Longer vacations, less overpacking, more small ship cruising, and an uptick in bleisure travel are the post-pandemic behaviours the world’s most experienced travellers are revealing, according to a recent survey by Global Rescue.
Travellers are making up for lost time due to the pandemic. Despite higher prices and frequent flight disruptions, people are not only scheduling trips for 2023 but many are planning longer ones. One out of four travellers responding to the survey will take longer trips in 2023 than in the past. Less than 10% of respondents said they would take shorter trips, while the majority (65%) said their trips will be about the same as in the past, neither shorter nor longer.
Bleisure, business travel increasing
Business travel is predicted to surge and bleisure travel has taken off, according to the survey. Seventy percent of business travellers responding say their work-related travel will match or exceed pre-pandemic levels in 2023. Most business travellers taking the survey (65%) will include bleisure travel, adding extra days to their business trip for personal or leisure activities.
More than half of responding business travellers (55%) will travel both domestically and internationally for business compared to a year ago when nearly three-out-of-four respondents (72%) had not travelled abroad for business or did not have plans to do so.

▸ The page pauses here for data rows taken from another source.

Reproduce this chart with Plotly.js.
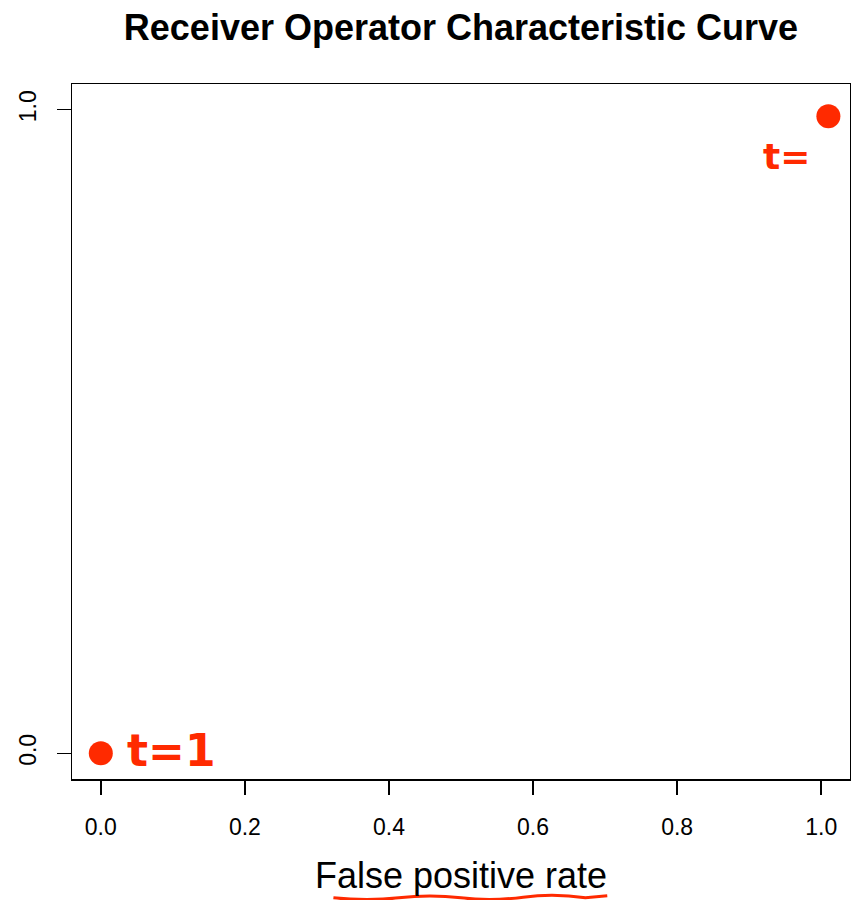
<!DOCTYPE html>
<html>
<head>
<meta charset="utf-8">
<script src="https://cdn.plot.ly/plotly-3.0.1.min.js"></script>
<style>html,body{margin:0;padding:0;background:#fff;}#chart{width:851px;height:900px;}</style>
</head>
<body>
<div id="chart"></div>
<script>
// Data
const xTickVals = [0, 0.2, 0.4, 0.6, 0.8, 1.0];
const xTickText = ["0.0", "0.2", "0.4", "0.6", "0.8", "1.0"];
const yTickVals = [0, 1];
const yTickText = ["0.0", "1.0"];
const pointFpr = [0, 1.01];
const pointTpr = [0, 0.99];
const pointLabels = ["t=1", "t="];

const red = "#ff2a00";
const sans = "Liberation Sans, Arial, sans-serif";

const trace = {
  x: pointFpr,
  y: pointTpr,
  mode: "markers",
  type: "scatter",
  marker: { color: red, size: 24, symbol: "circle", line: { width: 0 } },
  hoverinfo: "skip",
  showlegend: false
};

const layout = {
  width: 851,
  height: 900,
  margin: { l: 72, r: 1, t: 84, b: 121 },
  paper_bgcolor: "#fff",
  plot_bgcolor: "#fff",
  font: { family: sans, color: "#000" },
  title: {
    text: "<b>Receiver Operator Characteristic Curve</b>",
    font: { family: sans, size: 36, color: "#000" },
    xref: "paper", x: 0.5, xanchor: "center",
    yref: "container", y: 1 - 27 / 900, yanchor: "middle"
  },
  xaxis: {
    range: [-0.04, 1.04],
    tickvals: xTickVals,
    ticktext: xTickText,
    ticks: "outside",
    ticklen: 14,
    tickwidth: 1.5,
    tickcolor: "#000",
    ticklabelstandoff: 13,
    tickfont: { family: sans, size: 23, color: "#000" },
    showline: true, linecolor: "#000", linewidth: 1.5, mirror: true,
    showgrid: false, zeroline: false,
    title: { text: "False positive rate", font: { family: sans, size: 36, color: "#000" }, standoff: 23 }
  },
  yaxis: {
    range: [-0.04, 1.04],
    tickvals: yTickVals,
    ticktext: yTickText,
    tickangle: -90,
    ticks: "outside",
    ticklen: 14,
    tickwidth: 1.5,
    tickcolor: "#000",
    ticklabelstandoff: 11,
    tickfont: { family: sans, size: 23, color: "#000" },
    showline: true, linecolor: "#000", linewidth: 1.5, mirror: true,
    showgrid: false, zeroline: false
  },
  annotations: [
    {
      x: pointFpr[0], y: pointTpr[0], xref: "x", yref: "y",
      text: "<b>" + pointLabels[0] + "</b>",
      showarrow: false, xanchor: "left", yanchor: "middle",
      xshift: 24, yshift: 3,
      font: { family: "DejaVu Sans, sans-serif", size: 44, color: red }
    },
    {
      x: pointFpr[1], y: pointTpr[1], xref: "x", yref: "y",
      text: "<b>" + pointLabels[1] + "</b>",
      showarrow: false, xanchor: "right", yanchor: "middle",
      xshift: -16, yshift: -40,
      font: { family: "DejaVu Sans, sans-serif", size: 36, color: red }
    }
  ],
  shapes: [
    {
      type: "path", xref: "paper", yref: "paper",
      path: "M 0.336 -0.171 Q 0.38 -0.176 0.42 -0.171 T 0.50 -0.171 T 0.58 -0.170 T 0.66 -0.171 L 0.688 -0.168",
      line: { color: red, width: 3 }
    }
  ]
};

Plotly.newPlot("chart", [trace], layout, { displayModeBar: false, staticPlot: true });
</script>
</body>
</html>
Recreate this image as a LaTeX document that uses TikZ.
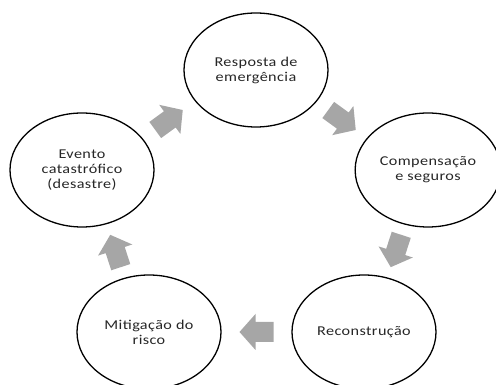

The business traveller mindset has changed, and employer attitudes have shifted, too. Face-to-face meetings are more effective at establishing and maintaining relationships than virtual meetings. It’s no surprise that domestic and international work-related travel is rising along with bleisure travel.
Cruising is back
Cruises are back on the travel list. Travellers are casting off on cruise ships in record numbers, surpassing 2019 levels and breaking sales records. Forty percent of respondents have already taken a cruise since the pandemic started or, if they haven’t, they plan to in 2023.
Part of the comeback is due to revenge travel, but smaller ship sizes and access to new, remote destinations are important factors attracting passengers. The survey revealed that people taking cruises prefer smaller ships when it comes to vessel size. Half of cruising respondents (50%) will set sail in small ship cruisers that have a capacity of fewer than 800 passengers. Only 11% of respondents who plan to take cruises this year selected mega-ships with a capacity greater than 3,500 passengers.
As travellers return to cruising, their concerns are changing, too. Traveller fears of COVID have plummeted, according to the survey. Their greatest anxiety is having an injury or illness unrelated to COVID. But, while confidence to cruise has returned, travellers must remember that access to medical help for an illness or injury during travel at sea is limited. Health safety resources on board a cruise ship are similar to a health centre – but it’s not a hospital.
Traveller mistakes
More than a third of travellers revealed their biggest blunder is too much luggage. Overpacking is a persistent traveller mistake, but the improvement has been substantial since COVID. In February 2020, immediately before the pandemic, more than twice as many respondents said overpacking was the biggest mistake they make.
A new mistake travellers listed is assuming they understand the laws of the country to which they’re travelling. Eleven percent of survey respondents noted that this was a common mistake. The laws of a traveller’s home country don’t travel with them – that’s why knowing the local laws of the destination is critical before travelling.
(Dan Richards is the CEO of The Global Rescue Companies, a leading provider of medical, security, evacuation and travel risk management services, and a member of the US Travel and Tourism Advisory Board at the US Department of Commerce).